As a survivor, I’m refusing to let SCD keep me in bed, as an achiever, I’m working hard to excel in whatever I choose to do.
-- Danielle Henry, Texas Children's patient
In celebration of World Sickle Cell Day
Each year, on June 19, countries all over the world celebrate World Sickle Cell Day, which was initially presented as a resolution by the United Nations in 2008. The goal of this day is to recognize sickle cell anemia is a public health problem and promote education about this genetic condition.
Sickle cell disease is one of the most common inherited diseases worldwide, with between 300,000 and 400,000 babies affected each year. In the United States alone, approximately 12,000 babies are born every year with sickle cell disease. This disease can occur in any race or ethnic group, but is most common in people of African or Hispanic descent. In the U.S., 1 in every 365 black-Americans and 1 in every 16,300 Hispanic Americans have sickle cell disease.
What is sickle cell disease?
Red blood cells should be shaped like a disc that looks like a doughnut with the hole filled. This shape allows red blood cells to flow freely in the blood vessels. Sickle cell disease is an inherited blood disorder of hemoglobin, a protein in the red blood cell. Sickle hemoglobin causes the red blood cells to change from a doughnut into a crescent (like a moon) or sickle shape.

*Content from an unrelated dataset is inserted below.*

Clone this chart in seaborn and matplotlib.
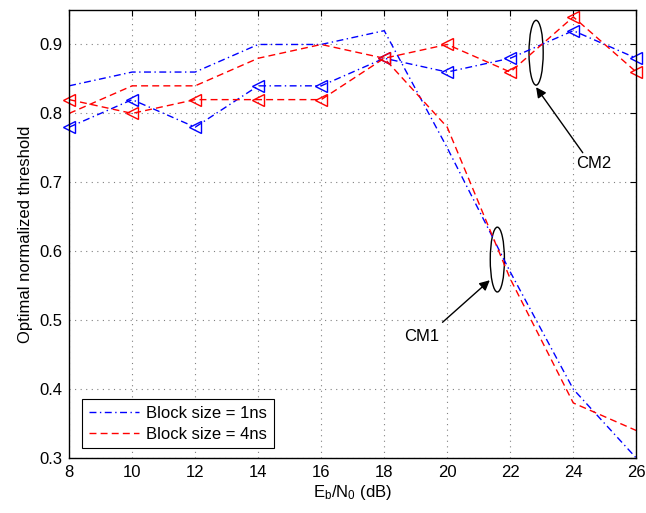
import matplotlib
matplotlib.use("Agg")
import matplotlib.pyplot as plt
from matplotlib.patches import Ellipse
from matplotlib.lines import Line2D
import seaborn as sns
import pandas as pd

ebn0 = [8, 10, 12, 14, 16, 18, 20, 22, 24, 26]
cm1_1ns = [0.84, 0.86, 0.86, 0.90, 0.90, 0.92, 0.75, 0.57, 0.40, 0.30]
cm1_4ns = [0.80, 0.84, 0.84, 0.88, 0.90, 0.88, 0.78, 0.56, 0.38, 0.34]
cm2_1ns = [0.78, 0.82, 0.78, 0.84, 0.84, 0.88, 0.86, 0.88, 0.92, 0.88]
cm2_4ns = [0.82, 0.80, 0.82, 0.82, 0.82, 0.88, 0.90, 0.86, 0.94, 0.86]
legend_labels = ["Block size = 1ns", "Block size = 4ns"]

sns.set_style("white")
plt.rcParams['font.family'] = ['Liberation Sans', 'DejaVu Sans']
plt.rcParams['mathtext.fontset'] = 'custom'
plt.rcParams['mathtext.rm'] = 'Liberation Sans'
plt.rcParams['mathtext.it'] = 'Liberation Sans'
plt.rcParams['text.color'] = 'black'
plt.rcParams['axes.labelcolor'] = 'black'
plt.rcParams['xtick.color'] = 'black'
plt.rcParams['ytick.color'] = 'black'

FS = 12

fig = plt.figure(figsize=(6.46, 5.13), dpi=100)
ax = fig.add_axes([0.107, 0.107, 0.878, 0.8735])

blue = '#0000ff'
red = '#ff0000'
dash_b = (5, 2.5, 1, 2.5)
dash_r = (5, 3)

series = [
    (cm1_1ns, blue, dash_b, None),
    (cm1_4ns, red, dash_r, None),
    (cm2_1ns, blue, dash_b, '<'),
    (cm2_4ns, red, dash_r, '<'),
]
for vals, col, dsh, mk in series:
    df = pd.DataFrame({"x": ebn0, "y": vals})
    kw = {}
    if mk:
        kw = dict(marker=mk, markersize=9, markerfacecolor='none',
                  markeredgecolor=col, markeredgewidth=1.0)
    sns.lineplot(data=df, x="x", y="y", ax=ax, color=col, lw=1.0,
                 legend=False, **kw)
    ln = ax.lines[-1]
    ln.set_dashes(dsh)
    if mk:
        ln.set_clip_on(False)

ax.set_xlim(8, 26)
ax.set_ylim(0.3, 0.95)
ax.set_xticks(range(8, 27, 2))
ax.set_yticks([0.3, 0.4, 0.5, 0.6, 0.7, 0.8, 0.9])
ax.set_yticklabels(["0.3", "0.4", "0.5", "0.6", "0.7", "0.8", "0.9"])
ax.grid(True, linestyle=(0, (1, 4)), color='#808080', linewidth=0.8)
ax.tick_params(direction='in', top=True, right=True, length=4, labelsize=FS,
               width=0.8, color='black', pad=5)
for s in ax.spines.values():
    s.set_color('black')
    s.set_linewidth(1.0)
    s.set_visible(True)

ax.set_xlabel(r'E$_{\rm b}$/N$_{\rm 0}$ (dB)', fontsize=FS, labelpad=2)
ax.set_ylabel('Optimal normalized threshold', fontsize=FS, labelpad=4)

# annotations
ax.add_patch(Ellipse((22.82, 0.888), 0.45, 0.094, fill=False, ec='black', lw=1.0))
ax.add_patch(Ellipse((21.59, 0.588), 0.45, 0.094, fill=False, ec='black', lw=1.0))
ax.annotate('', xy=(22.82, 0.838), xytext=(24.3, 0.743),
            arrowprops=dict(arrowstyle='-|>', color='black', lw=1.0,
                            mutation_scale=15, shrinkA=0, shrinkB=0))
ax.text(24.65, 0.727, 'CM2', fontsize=FS, ha='center', va='center')
ax.annotate('', xy=(21.35, 0.558), xytext=(19.85, 0.497),
            arrowprops=dict(arrowstyle='-|>', color='black', lw=1.0,
                            mutation_scale=15, shrinkA=0, shrinkB=0))
ax.text(19.2, 0.477, 'CM1', fontsize=FS, ha='center', va='center')

handles = [Line2D([], [], color=blue, lw=1.0, dashes=dash_b),
           Line2D([], [], color=red, lw=1.0, dashes=dash_r)]
leg = ax.legend(handles, legend_labels, loc='lower left', bbox_to_anchor=(0.023, 0.022),
                borderaxespad=0,
                fontsize=FS, frameon=True, fancybox=False, edgecolor='black',
                framealpha=1, handlelength=3.0, borderpad=0.4, labelspacing=0.35,
                handletextpad=0.45)
leg.get_frame().set_linewidth(0.8)

fig.savefig('out.png', dpi=100)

Sickle-shaped red blood cells tend to clump together and block blood flow in small blood vessels. Additionally, they do not survive as long as a red blood cell without sickle hemoglobin. A combination of a low blood count (anemia) and blood vessel blockage is responsible for the complications of sickle cell disease.
How is it diagnosed?
In the U.S., sickle cell disease is diagnosed through the newborn screening process. In Texas, this testing is performed twice: once shortly after birth and then again at 1 week of age. The results of these tests go directly to the physician identified by the child’s parents, with the recommendation the child be referred to a specialized center, like Texas Children’s Sickle Cell Center. This screening allows us to diagnose and identify children with sickle cell disease before complications occur.

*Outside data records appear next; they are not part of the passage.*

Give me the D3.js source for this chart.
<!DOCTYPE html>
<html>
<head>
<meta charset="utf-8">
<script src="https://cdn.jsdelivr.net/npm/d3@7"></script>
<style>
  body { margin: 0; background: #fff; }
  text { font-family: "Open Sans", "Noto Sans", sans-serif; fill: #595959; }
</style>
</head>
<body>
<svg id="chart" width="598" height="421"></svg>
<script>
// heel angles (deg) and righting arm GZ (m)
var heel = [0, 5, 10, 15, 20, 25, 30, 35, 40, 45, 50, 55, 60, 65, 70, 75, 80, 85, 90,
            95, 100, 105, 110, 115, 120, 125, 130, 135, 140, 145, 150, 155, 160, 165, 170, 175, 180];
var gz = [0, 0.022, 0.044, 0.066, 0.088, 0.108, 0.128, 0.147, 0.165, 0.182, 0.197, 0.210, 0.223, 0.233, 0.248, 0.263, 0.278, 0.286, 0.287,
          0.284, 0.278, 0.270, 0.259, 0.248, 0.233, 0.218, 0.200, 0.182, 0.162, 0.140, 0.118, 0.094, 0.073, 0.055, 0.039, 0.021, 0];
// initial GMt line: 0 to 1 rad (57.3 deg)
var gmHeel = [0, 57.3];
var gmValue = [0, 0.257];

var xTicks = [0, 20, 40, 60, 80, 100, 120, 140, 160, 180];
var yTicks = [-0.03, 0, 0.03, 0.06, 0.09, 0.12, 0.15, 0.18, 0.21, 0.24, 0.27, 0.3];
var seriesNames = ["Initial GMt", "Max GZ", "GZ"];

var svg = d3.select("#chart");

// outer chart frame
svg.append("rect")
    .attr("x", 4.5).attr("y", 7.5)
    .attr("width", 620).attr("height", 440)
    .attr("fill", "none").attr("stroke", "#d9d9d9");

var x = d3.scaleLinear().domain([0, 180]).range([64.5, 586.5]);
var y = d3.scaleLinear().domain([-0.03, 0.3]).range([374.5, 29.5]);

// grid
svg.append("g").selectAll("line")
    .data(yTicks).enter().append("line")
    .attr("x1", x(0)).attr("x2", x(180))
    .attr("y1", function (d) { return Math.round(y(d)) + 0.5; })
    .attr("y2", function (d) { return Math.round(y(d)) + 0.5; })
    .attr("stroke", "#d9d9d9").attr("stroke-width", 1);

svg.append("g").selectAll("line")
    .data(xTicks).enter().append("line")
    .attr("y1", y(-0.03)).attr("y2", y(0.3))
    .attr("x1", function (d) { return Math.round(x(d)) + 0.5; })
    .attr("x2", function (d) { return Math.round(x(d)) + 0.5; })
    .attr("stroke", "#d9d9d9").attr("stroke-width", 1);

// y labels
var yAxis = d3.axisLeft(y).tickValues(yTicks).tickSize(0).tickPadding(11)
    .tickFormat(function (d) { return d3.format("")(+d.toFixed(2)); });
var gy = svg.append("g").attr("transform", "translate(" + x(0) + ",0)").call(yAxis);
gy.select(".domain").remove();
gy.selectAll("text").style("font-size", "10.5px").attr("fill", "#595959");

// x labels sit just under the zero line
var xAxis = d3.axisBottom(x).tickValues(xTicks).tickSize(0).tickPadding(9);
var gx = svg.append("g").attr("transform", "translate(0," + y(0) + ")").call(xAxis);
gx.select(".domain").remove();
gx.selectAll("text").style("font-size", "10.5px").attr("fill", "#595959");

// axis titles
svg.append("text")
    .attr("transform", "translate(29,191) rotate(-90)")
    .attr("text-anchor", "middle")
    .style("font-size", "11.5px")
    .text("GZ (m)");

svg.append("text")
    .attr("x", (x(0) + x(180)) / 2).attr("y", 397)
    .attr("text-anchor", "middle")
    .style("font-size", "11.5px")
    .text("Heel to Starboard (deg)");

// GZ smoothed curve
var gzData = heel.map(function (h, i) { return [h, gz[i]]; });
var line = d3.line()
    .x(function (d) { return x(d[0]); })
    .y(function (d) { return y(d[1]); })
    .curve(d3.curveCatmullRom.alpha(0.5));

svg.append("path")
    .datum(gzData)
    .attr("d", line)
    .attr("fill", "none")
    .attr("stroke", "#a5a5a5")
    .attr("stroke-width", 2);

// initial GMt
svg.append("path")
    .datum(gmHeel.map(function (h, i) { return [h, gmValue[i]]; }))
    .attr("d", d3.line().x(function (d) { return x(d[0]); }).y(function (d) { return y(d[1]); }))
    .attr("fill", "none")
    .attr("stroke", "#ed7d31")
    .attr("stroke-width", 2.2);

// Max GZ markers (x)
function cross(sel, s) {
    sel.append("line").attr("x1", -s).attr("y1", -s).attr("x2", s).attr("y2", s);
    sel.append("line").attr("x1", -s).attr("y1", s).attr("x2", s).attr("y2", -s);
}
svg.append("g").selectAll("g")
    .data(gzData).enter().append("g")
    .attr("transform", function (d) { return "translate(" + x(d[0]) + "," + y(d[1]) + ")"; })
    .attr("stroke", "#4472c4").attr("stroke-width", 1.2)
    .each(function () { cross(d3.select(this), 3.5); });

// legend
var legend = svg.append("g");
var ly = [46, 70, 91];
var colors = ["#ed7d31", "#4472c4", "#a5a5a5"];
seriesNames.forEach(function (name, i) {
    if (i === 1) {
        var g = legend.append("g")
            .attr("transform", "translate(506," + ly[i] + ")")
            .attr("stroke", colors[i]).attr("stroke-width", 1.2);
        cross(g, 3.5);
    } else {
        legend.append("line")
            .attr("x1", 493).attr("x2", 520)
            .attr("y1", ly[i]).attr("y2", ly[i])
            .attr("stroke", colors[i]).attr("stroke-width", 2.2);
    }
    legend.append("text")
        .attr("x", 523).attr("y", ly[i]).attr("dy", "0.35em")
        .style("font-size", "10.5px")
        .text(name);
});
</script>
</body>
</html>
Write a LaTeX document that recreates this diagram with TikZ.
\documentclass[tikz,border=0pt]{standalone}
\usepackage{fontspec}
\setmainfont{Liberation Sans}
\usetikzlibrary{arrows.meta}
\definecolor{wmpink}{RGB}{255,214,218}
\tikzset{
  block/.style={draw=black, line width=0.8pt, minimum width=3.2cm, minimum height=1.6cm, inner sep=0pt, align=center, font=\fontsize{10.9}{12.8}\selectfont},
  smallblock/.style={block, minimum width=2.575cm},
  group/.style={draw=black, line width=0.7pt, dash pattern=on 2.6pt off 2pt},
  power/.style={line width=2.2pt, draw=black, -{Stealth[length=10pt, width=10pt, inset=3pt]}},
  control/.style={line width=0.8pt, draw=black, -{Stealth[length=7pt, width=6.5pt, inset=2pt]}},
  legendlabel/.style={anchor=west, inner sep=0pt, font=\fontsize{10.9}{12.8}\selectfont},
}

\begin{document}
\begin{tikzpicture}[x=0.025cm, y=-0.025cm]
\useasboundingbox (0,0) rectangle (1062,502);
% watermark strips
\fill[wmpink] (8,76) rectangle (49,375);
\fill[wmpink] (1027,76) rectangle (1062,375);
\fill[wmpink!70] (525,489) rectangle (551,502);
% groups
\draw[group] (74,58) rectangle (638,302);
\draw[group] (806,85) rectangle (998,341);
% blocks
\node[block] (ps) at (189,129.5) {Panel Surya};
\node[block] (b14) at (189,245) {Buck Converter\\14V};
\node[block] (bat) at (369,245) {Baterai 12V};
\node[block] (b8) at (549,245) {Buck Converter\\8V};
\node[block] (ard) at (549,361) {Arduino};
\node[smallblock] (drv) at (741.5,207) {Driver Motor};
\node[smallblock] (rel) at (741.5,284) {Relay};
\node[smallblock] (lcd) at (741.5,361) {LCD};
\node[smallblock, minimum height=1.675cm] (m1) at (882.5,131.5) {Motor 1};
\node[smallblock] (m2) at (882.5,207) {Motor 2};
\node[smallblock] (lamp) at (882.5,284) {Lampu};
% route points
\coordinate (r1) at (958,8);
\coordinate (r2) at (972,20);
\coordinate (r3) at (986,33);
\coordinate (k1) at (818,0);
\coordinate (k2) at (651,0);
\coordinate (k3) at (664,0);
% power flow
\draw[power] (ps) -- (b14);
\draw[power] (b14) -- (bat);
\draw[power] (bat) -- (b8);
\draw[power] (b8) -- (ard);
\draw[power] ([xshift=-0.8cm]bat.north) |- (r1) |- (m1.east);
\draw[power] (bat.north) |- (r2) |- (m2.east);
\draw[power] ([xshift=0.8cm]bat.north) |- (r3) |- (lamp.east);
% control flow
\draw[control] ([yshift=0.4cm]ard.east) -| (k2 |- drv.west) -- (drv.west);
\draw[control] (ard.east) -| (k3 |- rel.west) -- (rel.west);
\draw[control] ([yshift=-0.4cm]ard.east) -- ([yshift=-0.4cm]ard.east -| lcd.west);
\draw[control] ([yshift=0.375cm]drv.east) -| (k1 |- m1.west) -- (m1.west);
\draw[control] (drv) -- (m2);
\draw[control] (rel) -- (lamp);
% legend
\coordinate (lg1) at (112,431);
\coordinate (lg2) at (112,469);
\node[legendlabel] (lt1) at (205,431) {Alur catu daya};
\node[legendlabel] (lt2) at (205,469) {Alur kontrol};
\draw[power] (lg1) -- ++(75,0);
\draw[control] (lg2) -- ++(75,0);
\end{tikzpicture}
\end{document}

Having a child diagnosed with sickle cell disease can be scary for parents, but treatment of sickle cell disease and prevention of complications allow most patients to live into their 40s to 50s. This begins with the initiation of penicillin shortly after birth to prevent life-threatening infections. It is important for these children to be seen in a clinic that specializes in sickle cell disease where parents can receive education on the disease and complications, screening for those complications, and disease modifying treatments like hydroxyurea or chronic transfusions.
Where to find help
Texas Children’s Sickle Cell Center is one of the largest centers of its kind in Texas and the U.S. Our multidisciplinary team is made up of board-certified pediatric hematologists, hematology-trained nurse practitioners and physician assistants, research staff, nurse coordinators and social workers. Children with sickle cell disease can also be seen in our clinics at Texas Children’s Hospital West Campus and Texas Children's Hospital The Woodlands.

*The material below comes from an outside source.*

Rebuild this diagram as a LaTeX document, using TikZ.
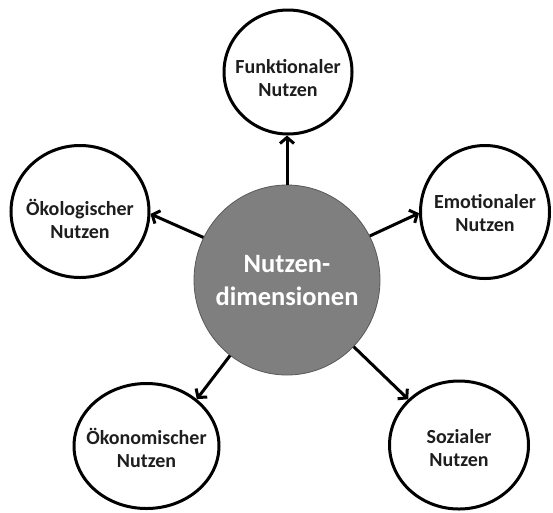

Our program conducts state-of-the-art clinical and laboratory research aimed at gaining a better understanding of the disease, preventing its complications, finding more treatment options and ultimately finding a cure. The center’s research funding is provided by government grants and the philanthropic support of a variety of community-based organizations. This partnership allows us to offer even more novel therapies to the thousands of children we treat.
Together with education and awareness, we can remove the stigma associated with this condition. We can be the voice of the thousands of people who are diagnosed with this condition each year. So, this World Sickle Cell Day, let us celebrate the millions of people living with sickle cell disease and focus our attention on finding more treatments and inevitably a cure for this condition.